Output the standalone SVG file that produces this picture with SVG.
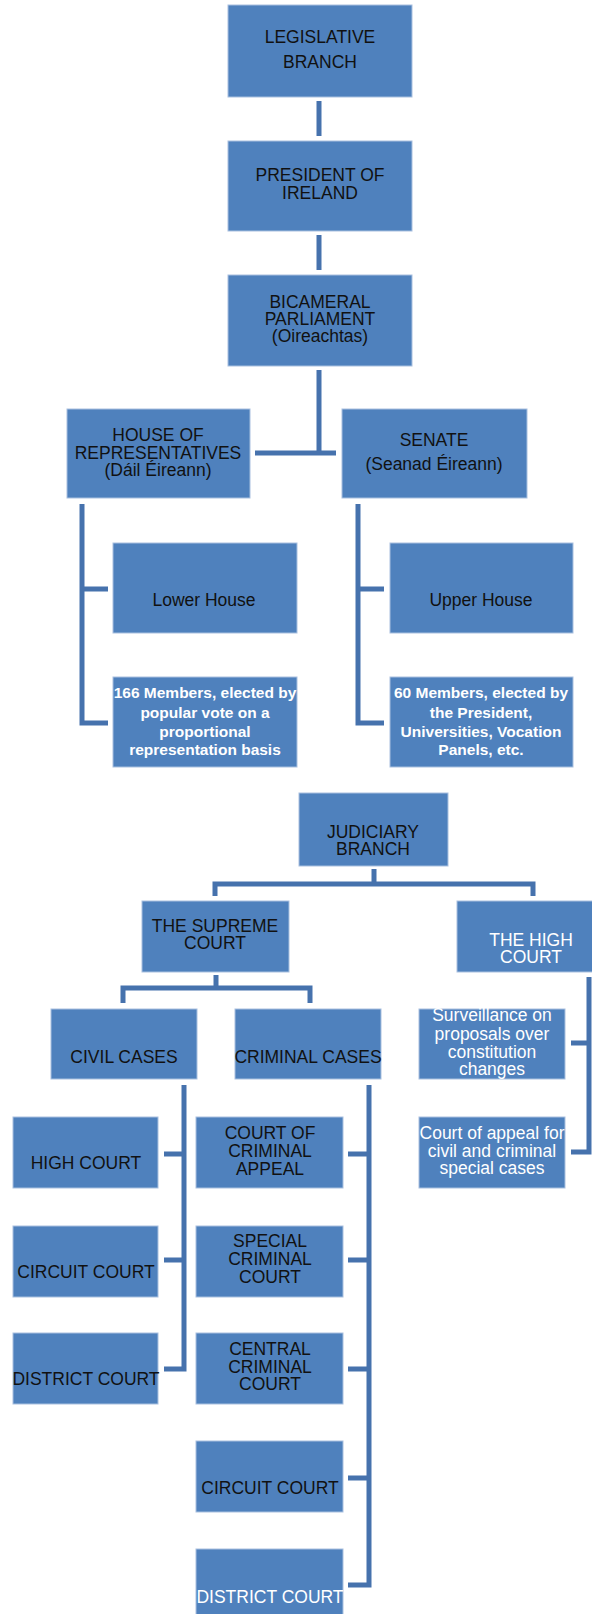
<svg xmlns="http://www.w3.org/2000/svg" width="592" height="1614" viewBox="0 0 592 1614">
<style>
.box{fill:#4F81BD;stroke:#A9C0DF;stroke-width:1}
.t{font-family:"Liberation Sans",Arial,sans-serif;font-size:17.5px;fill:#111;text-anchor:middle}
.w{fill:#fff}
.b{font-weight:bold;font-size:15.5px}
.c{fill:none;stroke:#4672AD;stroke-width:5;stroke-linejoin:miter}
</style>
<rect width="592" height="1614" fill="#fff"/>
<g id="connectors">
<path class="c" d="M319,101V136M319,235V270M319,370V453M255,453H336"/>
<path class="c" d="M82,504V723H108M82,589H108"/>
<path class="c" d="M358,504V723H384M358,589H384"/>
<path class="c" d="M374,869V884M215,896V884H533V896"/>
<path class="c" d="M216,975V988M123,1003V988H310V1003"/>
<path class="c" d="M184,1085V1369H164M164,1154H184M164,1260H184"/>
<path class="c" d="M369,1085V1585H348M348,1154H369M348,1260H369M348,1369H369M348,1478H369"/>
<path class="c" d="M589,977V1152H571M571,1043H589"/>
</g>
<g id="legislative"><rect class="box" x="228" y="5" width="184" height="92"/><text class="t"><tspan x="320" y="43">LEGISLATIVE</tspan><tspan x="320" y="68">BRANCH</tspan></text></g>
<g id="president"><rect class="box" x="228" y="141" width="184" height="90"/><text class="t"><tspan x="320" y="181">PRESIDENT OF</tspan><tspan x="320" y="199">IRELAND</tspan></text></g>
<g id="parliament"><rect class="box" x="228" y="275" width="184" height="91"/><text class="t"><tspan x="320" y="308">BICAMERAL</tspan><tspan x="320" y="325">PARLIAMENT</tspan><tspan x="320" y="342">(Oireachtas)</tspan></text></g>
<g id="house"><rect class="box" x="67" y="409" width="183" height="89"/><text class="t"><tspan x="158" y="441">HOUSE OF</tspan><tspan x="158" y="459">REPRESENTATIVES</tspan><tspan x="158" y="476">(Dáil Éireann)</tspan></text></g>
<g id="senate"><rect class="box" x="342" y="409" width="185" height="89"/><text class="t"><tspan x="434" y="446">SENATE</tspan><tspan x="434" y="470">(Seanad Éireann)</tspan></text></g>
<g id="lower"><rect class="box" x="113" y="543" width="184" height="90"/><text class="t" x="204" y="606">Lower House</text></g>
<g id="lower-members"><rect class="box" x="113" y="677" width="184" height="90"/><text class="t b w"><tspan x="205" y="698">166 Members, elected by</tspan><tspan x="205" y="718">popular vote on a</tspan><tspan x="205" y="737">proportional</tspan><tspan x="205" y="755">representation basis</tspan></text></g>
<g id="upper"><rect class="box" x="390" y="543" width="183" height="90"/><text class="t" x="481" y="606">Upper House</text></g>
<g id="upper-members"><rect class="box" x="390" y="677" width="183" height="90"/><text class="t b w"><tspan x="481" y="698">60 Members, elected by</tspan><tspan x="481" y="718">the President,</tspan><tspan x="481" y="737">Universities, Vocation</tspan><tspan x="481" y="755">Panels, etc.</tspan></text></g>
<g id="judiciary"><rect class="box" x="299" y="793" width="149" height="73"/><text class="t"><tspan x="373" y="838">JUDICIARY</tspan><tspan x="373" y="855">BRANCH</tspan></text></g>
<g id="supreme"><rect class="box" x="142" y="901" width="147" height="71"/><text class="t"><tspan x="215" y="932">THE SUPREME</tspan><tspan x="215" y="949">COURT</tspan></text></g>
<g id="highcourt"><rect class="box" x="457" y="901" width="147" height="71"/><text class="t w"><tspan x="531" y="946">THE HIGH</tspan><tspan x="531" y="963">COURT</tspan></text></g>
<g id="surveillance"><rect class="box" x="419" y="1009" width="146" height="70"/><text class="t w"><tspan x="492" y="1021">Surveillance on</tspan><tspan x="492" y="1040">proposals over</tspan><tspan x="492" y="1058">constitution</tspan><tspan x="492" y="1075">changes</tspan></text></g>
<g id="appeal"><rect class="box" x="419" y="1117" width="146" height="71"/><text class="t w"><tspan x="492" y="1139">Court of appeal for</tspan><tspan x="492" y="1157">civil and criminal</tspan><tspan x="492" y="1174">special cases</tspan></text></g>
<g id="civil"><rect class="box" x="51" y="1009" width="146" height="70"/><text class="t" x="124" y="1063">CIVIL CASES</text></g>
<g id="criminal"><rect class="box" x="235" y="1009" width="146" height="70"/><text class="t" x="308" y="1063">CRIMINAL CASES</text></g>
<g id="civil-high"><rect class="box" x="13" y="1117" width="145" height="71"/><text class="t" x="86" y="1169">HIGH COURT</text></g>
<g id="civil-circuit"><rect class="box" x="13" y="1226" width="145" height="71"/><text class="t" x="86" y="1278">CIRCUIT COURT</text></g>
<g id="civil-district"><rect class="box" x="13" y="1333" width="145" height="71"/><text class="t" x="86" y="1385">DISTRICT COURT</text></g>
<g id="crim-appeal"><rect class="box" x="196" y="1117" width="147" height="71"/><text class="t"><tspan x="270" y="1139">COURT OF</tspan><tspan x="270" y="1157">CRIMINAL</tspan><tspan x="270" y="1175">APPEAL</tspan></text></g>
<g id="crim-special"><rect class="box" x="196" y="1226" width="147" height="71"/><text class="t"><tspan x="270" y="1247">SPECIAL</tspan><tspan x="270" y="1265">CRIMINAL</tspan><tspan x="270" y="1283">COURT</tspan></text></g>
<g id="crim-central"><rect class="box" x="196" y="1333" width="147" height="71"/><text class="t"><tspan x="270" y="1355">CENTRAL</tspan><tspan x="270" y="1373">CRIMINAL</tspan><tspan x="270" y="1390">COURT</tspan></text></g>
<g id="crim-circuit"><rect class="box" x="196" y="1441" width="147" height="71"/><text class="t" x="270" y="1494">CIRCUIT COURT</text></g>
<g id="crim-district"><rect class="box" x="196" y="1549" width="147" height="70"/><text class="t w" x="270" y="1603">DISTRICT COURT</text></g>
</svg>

(Problem requirements) Copy the material above exactly and drop the pictures.

(Completed exercise)
Output the standalone SVG file that produces this picture with SVG.
<svg xmlns="http://www.w3.org/2000/svg" width="592" height="1614" viewBox="0 0 592 1614">
<style>
.box{fill:#4F81BD;stroke:#A9C0DF;stroke-width:1}
.t{font-family:"Liberation Sans",Arial,sans-serif;font-size:17.5px;fill:#111;text-anchor:middle}
.w{fill:#fff}
.b{font-weight:bold;font-size:15.5px}
.c{fill:none;stroke:#4672AD;stroke-width:5;stroke-linejoin:miter}
</style>
<rect width="592" height="1614" fill="#fff"/>
<g id="connectors">
<path class="c" d="M319,101V136M319,235V270M319,370V453M255,453H336"/>
<path class="c" d="M82,504V723H108M82,589H108"/>
<path class="c" d="M358,504V723H384M358,589H384"/>
<path class="c" d="M374,869V884M215,896V884H533V896"/>
<path class="c" d="M216,975V988M123,1003V988H310V1003"/>
<path class="c" d="M184,1085V1369H164M164,1154H184M164,1260H184"/>
<path class="c" d="M369,1085V1585H348M348,1154H369M348,1260H369M348,1369H369M348,1478H369"/>
<path class="c" d="M589,977V1152H571M571,1043H589"/>
</g>
<g id="legislative"><rect class="box" x="228" y="5" width="184" height="92"/><text class="t"><tspan x="320" y="43">LEGISLATIVE</tspan><tspan x="320" y="68">BRANCH</tspan></text></g>
<g id="president"><rect class="box" x="228" y="141" width="184" height="90"/><text class="t"><tspan x="320" y="181">PRESIDENT OF</tspan><tspan x="320" y="199">IRELAND</tspan></text></g>
<g id="parliament"><rect class="box" x="228" y="275" width="184" height="91"/><text class="t"><tspan x="320" y="308">BICAMERAL</tspan><tspan x="320" y="325">PARLIAMENT</tspan><tspan x="320" y="342">(Oireachtas)</tspan></text></g>
<g id="house"><rect class="box" x="67" y="409" width="183" height="89"/><text class="t"><tspan x="158" y="441">HOUSE OF</tspan><tspan x="158" y="459">REPRESENTATIVES</tspan><tspan x="158" y="476">(Dáil Éireann)</tspan></text></g>
<g id="senate"><rect class="box" x="342" y="409" width="185" height="89"/><text class="t"><tspan x="434" y="446">SENATE</tspan><tspan x="434" y="470">(Seanad Éireann)</tspan></text></g>
<g id="lower"><rect class="box" x="113" y="543" width="184" height="90"/><text class="t" x="204" y="606">Lower House</text></g>
<g id="lower-members"><rect class="box" x="113" y="677" width="184" height="90"/><text class="t b w"><tspan x="205" y="698">166 Members, elected by</tspan><tspan x="205" y="718">popular vote on a</tspan><tspan x="205" y="737">proportional</tspan><tspan x="205" y="755">representation basis</tspan></text></g>
<g id="upper"><rect class="box" x="390" y="543" width="183" height="90"/><text class="t" x="481" y="606">Upper House</text></g>
<g id="upper-members"><rect class="box" x="390" y="677" width="183" height="90"/><text class="t b w"><tspan x="481" y="698">60 Members, elected by</tspan><tspan x="481" y="718">the President,</tspan><tspan x="481" y="737">Universities, Vocation</tspan><tspan x="481" y="755">Panels, etc.</tspan></text></g>
<g id="judiciary"><rect class="box" x="299" y="793" width="149" height="73"/><text class="t"><tspan x="373" y="838">JUDICIARY</tspan><tspan x="373" y="855">BRANCH</tspan></text></g>
<g id="supreme"><rect class="box" x="142" y="901" width="147" height="71"/><text class="t"><tspan x="215" y="932">THE SUPREME</tspan><tspan x="215" y="949">COURT</tspan></text></g>
<g id="highcourt"><rect class="box" x="457" y="901" width="147" height="71"/><text class="t w"><tspan x="531" y="946">THE HIGH</tspan><tspan x="531" y="963">COURT</tspan></text></g>
<g id="surveillance"><rect class="box" x="419" y="1009" width="146" height="70"/><text class="t w"><tspan x="492" y="1021">Surveillance on</tspan><tspan x="492" y="1040">proposals over</tspan><tspan x="492" y="1058">constitution</tspan><tspan x="492" y="1075">changes</tspan></text></g>
<g id="appeal"><rect class="box" x="419" y="1117" width="146" height="71"/><text class="t w"><tspan x="492" y="1139">Court of appeal for</tspan><tspan x="492" y="1157">civil and criminal</tspan><tspan x="492" y="1174">special cases</tspan></text></g>
<g id="civil"><rect class="box" x="51" y="1009" width="146" height="70"/><text class="t" x="124" y="1063">CIVIL CASES</text></g>
<g id="criminal"><rect class="box" x="235" y="1009" width="146" height="70"/><text class="t" x="308" y="1063">CRIMINAL CASES</text></g>
<g id="civil-high"><rect class="box" x="13" y="1117" width="145" height="71"/><text class="t" x="86" y="1169">HIGH COURT</text></g>
<g id="civil-circuit"><rect class="box" x="13" y="1226" width="145" height="71"/><text class="t" x="86" y="1278">CIRCUIT COURT</text></g>
<g id="civil-district"><rect class="box" x="13" y="1333" width="145" height="71"/><text class="t" x="86" y="1385">DISTRICT COURT</text></g>
<g id="crim-appeal"><rect class="box" x="196" y="1117" width="147" height="71"/><text class="t"><tspan x="270" y="1139">COURT OF</tspan><tspan x="270" y="1157">CRIMINAL</tspan><tspan x="270" y="1175">APPEAL</tspan></text></g>
<g id="crim-special"><rect class="box" x="196" y="1226" width="147" height="71"/><text class="t"><tspan x="270" y="1247">SPECIAL</tspan><tspan x="270" y="1265">CRIMINAL</tspan><tspan x="270" y="1283">COURT</tspan></text></g>
<g id="crim-central"><rect class="box" x="196" y="1333" width="147" height="71"/><text class="t"><tspan x="270" y="1355">CENTRAL</tspan><tspan x="270" y="1373">CRIMINAL</tspan><tspan x="270" y="1390">COURT</tspan></text></g>
<g id="crim-circuit"><rect class="box" x="196" y="1441" width="147" height="71"/><text class="t" x="270" y="1494">CIRCUIT COURT</text></g>
<g id="crim-district"><rect class="box" x="196" y="1549" width="147" height="70"/><text class="t w" x="270" y="1603">DISTRICT COURT</text></g>
</svg>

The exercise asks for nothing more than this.